EXERCISE OBJECTIVE:
The line holding "const yTicksBt = [-0.3, -0.2, -0.1, 0, 0.1];" is the last one to output; start at the first line of the data, keep every line in between exactly, and leave out pictures.
## Start COLLECTED DATA
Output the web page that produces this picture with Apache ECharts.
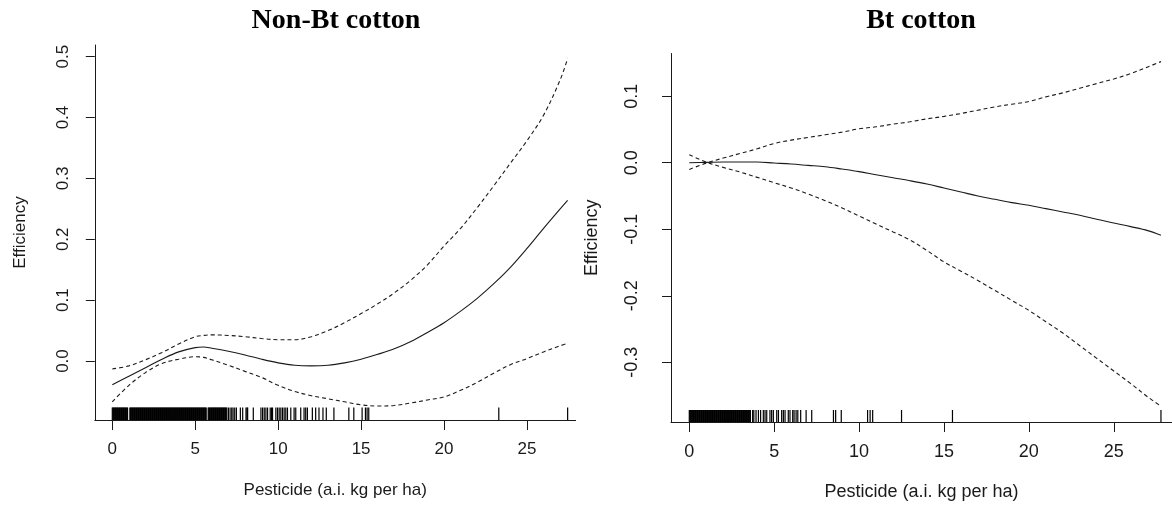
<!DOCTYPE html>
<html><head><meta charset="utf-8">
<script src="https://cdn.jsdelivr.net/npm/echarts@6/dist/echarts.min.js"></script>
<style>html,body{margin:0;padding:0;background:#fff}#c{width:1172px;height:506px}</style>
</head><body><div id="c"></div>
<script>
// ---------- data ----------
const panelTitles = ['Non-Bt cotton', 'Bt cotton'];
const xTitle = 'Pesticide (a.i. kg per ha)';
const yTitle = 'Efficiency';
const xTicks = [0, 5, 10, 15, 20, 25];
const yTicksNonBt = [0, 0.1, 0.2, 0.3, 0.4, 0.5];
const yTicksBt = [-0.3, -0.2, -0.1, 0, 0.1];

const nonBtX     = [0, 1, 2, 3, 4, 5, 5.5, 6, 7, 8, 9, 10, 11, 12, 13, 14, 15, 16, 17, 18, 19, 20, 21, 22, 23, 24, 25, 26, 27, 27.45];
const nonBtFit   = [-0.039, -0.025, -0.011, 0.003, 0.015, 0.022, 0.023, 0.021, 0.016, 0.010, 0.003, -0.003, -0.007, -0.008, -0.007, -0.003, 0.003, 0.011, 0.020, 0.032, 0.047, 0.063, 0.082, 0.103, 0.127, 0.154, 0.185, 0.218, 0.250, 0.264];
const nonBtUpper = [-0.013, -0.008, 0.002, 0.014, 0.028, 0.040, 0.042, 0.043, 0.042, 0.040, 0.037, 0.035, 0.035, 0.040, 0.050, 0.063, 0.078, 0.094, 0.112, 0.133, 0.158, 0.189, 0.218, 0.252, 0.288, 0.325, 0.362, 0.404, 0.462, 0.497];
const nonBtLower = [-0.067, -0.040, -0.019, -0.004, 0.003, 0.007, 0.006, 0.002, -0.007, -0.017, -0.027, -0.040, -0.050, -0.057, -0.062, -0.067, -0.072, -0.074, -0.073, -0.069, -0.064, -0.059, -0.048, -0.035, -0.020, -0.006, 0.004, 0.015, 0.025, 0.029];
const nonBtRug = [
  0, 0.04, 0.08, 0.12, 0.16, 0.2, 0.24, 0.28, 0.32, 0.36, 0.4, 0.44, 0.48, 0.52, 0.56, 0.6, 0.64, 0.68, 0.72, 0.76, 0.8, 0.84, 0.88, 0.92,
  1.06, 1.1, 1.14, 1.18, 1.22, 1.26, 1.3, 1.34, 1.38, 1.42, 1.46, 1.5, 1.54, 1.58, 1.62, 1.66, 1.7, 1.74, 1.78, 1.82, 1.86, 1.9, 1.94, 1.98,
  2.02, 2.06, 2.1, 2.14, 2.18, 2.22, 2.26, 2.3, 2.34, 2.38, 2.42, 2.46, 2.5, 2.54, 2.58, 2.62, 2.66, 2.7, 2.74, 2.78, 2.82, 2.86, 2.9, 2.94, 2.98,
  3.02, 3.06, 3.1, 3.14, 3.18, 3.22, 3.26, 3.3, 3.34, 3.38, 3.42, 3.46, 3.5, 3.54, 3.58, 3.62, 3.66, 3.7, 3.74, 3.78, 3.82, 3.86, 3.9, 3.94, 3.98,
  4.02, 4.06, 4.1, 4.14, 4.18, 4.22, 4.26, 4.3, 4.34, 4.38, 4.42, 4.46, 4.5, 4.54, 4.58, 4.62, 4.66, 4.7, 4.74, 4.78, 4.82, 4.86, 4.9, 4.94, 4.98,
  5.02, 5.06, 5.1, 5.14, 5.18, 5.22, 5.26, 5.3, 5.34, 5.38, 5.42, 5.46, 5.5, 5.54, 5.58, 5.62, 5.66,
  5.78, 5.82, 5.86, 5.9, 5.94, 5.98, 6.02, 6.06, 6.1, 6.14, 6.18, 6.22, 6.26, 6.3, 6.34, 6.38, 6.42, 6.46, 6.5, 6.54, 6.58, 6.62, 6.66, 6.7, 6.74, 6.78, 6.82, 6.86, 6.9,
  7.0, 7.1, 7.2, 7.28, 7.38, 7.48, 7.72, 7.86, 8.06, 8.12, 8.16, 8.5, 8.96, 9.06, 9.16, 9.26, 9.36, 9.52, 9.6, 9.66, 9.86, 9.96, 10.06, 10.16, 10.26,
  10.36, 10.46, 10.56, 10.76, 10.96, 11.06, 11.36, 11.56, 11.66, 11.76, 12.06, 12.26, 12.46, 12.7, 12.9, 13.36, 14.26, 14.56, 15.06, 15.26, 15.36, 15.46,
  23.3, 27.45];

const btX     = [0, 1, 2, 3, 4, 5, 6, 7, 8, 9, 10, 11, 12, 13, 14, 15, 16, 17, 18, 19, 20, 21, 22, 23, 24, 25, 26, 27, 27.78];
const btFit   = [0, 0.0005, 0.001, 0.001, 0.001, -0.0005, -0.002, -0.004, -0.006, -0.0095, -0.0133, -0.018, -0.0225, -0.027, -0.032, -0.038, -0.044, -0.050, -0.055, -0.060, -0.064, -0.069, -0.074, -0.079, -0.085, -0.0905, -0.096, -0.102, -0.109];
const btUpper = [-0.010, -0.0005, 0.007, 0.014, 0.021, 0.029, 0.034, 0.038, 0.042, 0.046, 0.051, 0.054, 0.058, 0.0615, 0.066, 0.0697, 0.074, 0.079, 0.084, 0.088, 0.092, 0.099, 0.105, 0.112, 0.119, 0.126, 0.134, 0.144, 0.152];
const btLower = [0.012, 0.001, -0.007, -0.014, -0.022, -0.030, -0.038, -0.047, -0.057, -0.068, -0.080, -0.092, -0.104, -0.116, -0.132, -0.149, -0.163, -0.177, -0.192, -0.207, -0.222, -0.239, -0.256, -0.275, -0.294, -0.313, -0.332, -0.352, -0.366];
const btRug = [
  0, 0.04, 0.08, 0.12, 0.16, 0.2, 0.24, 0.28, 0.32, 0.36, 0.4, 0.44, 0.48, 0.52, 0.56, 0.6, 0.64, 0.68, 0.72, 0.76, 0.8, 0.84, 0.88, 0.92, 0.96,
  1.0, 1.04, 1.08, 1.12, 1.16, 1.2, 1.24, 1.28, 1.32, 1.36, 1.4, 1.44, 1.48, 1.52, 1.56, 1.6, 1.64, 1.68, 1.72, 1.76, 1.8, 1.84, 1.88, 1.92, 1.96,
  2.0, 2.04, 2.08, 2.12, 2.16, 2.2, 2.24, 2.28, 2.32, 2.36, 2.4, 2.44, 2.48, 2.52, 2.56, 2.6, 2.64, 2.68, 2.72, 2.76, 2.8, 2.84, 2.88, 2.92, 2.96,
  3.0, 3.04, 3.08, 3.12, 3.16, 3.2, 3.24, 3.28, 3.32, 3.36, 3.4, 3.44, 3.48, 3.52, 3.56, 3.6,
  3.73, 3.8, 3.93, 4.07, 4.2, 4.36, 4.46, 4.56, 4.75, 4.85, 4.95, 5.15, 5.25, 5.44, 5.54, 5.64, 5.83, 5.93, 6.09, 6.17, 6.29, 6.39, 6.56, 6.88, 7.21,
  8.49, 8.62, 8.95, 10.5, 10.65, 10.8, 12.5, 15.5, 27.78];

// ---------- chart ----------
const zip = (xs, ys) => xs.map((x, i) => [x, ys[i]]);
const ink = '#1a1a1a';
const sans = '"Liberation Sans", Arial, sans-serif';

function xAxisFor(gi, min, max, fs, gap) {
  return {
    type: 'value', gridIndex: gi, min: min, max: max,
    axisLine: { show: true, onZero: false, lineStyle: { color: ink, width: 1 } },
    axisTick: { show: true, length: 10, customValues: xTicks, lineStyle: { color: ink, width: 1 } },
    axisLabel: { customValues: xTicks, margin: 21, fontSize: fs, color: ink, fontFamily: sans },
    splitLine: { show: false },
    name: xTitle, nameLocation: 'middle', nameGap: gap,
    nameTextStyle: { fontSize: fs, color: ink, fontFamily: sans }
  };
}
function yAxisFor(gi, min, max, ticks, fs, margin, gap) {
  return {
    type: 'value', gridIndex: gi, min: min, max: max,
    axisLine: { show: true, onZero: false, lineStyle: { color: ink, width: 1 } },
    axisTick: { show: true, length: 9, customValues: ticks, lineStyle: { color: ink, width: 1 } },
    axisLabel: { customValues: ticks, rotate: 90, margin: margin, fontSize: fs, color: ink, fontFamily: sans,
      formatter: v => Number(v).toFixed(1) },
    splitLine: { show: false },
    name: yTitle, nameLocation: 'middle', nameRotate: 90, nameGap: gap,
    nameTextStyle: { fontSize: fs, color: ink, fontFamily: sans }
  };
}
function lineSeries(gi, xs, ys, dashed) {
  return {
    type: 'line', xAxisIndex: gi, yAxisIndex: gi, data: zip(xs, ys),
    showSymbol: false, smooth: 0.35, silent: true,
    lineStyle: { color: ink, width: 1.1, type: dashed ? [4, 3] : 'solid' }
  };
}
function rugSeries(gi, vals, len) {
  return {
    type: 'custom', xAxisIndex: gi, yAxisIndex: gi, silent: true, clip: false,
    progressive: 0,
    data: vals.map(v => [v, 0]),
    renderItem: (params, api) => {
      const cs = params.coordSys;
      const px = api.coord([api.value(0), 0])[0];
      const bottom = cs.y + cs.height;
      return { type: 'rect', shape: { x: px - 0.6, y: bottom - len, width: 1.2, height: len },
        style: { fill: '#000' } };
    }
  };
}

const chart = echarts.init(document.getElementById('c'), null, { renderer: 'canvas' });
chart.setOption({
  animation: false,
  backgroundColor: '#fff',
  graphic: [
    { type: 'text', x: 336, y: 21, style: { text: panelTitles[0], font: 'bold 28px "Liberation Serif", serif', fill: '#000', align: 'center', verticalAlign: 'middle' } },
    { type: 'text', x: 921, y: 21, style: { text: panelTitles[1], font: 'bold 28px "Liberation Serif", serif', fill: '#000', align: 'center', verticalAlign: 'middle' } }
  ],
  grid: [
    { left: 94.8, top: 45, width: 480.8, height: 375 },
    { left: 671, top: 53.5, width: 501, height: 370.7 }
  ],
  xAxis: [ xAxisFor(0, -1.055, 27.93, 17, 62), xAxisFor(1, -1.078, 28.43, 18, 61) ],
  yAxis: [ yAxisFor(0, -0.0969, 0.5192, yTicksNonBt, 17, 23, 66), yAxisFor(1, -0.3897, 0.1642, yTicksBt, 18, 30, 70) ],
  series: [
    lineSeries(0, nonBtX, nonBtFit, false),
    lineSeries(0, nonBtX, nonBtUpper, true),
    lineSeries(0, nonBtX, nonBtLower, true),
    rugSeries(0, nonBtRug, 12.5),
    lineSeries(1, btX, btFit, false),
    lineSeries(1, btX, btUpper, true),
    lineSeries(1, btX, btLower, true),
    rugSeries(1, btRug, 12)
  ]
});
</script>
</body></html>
## End COLLECTED DATA
RESULT FOR THIS EXERCISE:
Output the web page that produces this picture with Apache ECharts.
<!DOCTYPE html>
<html><head><meta charset="utf-8">
<script src="https://cdn.jsdelivr.net/npm/echarts@6/dist/echarts.min.js"></script>
<style>html,body{margin:0;padding:0;background:#fff}#c{width:1172px;height:506px}</style>
</head><body><div id="c"></div>
<script>
// ---------- data ----------
const panelTitles = ['Non-Bt cotton', 'Bt cotton'];
const xTitle = 'Pesticide (a.i. kg per ha)';
const yTitle = 'Efficiency';
const xTicks = [0, 5, 10, 15, 20, 25];
const yTicksNonBt = [0, 0.1, 0.2, 0.3, 0.4, 0.5];
const yTicksBt = [-0.3, -0.2, -0.1, 0, 0.1];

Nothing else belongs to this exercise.